• Task brief: Repeat the data that follows, word for word, without the images.

• Data shown:
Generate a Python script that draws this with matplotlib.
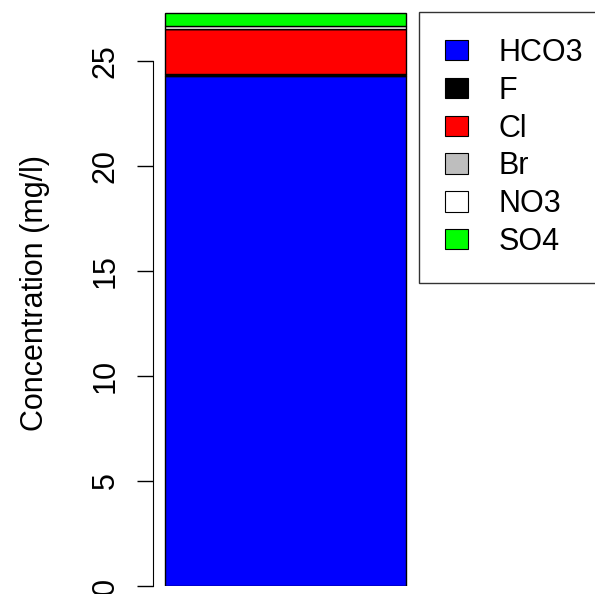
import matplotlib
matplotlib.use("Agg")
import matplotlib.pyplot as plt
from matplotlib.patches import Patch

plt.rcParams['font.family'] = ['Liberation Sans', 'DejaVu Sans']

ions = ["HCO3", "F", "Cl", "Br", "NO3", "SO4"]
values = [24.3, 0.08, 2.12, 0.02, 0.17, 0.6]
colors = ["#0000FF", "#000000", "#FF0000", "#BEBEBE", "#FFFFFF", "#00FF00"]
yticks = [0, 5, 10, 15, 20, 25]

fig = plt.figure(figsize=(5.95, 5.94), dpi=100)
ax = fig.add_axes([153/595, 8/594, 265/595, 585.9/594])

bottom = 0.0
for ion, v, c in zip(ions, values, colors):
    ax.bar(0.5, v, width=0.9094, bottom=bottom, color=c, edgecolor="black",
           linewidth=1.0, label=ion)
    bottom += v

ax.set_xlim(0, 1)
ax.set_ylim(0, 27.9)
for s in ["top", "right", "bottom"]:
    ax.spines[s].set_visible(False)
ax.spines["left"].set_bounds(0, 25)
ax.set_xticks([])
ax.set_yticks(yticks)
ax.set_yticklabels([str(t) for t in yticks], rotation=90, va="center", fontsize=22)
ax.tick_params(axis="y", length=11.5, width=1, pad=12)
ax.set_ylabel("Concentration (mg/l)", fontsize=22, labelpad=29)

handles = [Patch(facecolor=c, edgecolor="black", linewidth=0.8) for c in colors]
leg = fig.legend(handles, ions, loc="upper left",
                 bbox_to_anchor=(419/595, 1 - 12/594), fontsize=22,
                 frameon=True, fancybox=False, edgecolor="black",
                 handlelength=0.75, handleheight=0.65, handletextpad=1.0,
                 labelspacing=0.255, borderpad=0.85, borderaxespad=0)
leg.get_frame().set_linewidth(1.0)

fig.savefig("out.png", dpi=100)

• Response:
Generate a Python script that draws this with matplotlib.
import matplotlib
matplotlib.use("Agg")
import matplotlib.pyplot as plt
from matplotlib.patches import Patch

plt.rcParams['font.family'] = ['Liberation Sans', 'DejaVu Sans']

ions = ["HCO3", "F", "Cl", "Br", "NO3", "SO4"]
values = [24.3, 0.08, 2.12, 0.02, 0.17, 0.6]
colors = ["#0000FF", "#000000", "#FF0000", "#BEBEBE", "#FFFFFF", "#00FF00"]
yticks = [0, 5, 10, 15, 20, 25]

fig = plt.figure(figsize=(5.95, 5.94), dpi=100)
ax = fig.add_axes([153/595, 8/594, 265/595, 585.9/594])

bottom = 0.0
for ion, v, c in zip(ions, values, colors):
    ax.bar(0.5, v, width=0.9094, bottom=bottom, color=c, edgecolor="black",
           linewidth=1.0, label=ion)
    bottom += v

ax.set_xlim(0, 1)
ax.set_ylim(0, 27.9)
for s in ["top", "right", "bottom"]:
    ax.spines[s].set_visible(False)
ax.spines["left"].set_bounds(0, 25)
ax.set_xticks([])
ax.set_yticks(yticks)
ax.set_yticklabels([str(t) for t in yticks], rotation=90, va="center", fontsize=22)
ax.tick_params(axis="y", length=11.5, width=1, pad=12)
ax.set_ylabel("Concentration (mg/l)", fontsize=22, labelpad=29)

handles = [Patch(facecolor=c, edgecolor="black", linewidth=0.8) for c in colors]
leg = fig.legend(handles, ions, loc="upper left",
                 bbox_to_anchor=(419/595, 1 - 12/594), fontsize=22,
                 frameon=True, fancybox=False, edgecolor="black",
                 handlelength=0.75, handleheight=0.65, handletextpad=1.0,
                 labelspacing=0.255, borderpad=0.85, borderaxespad=0)
leg.get_frame().set_linewidth(1.0)

fig.savefig("out.png", dpi=100)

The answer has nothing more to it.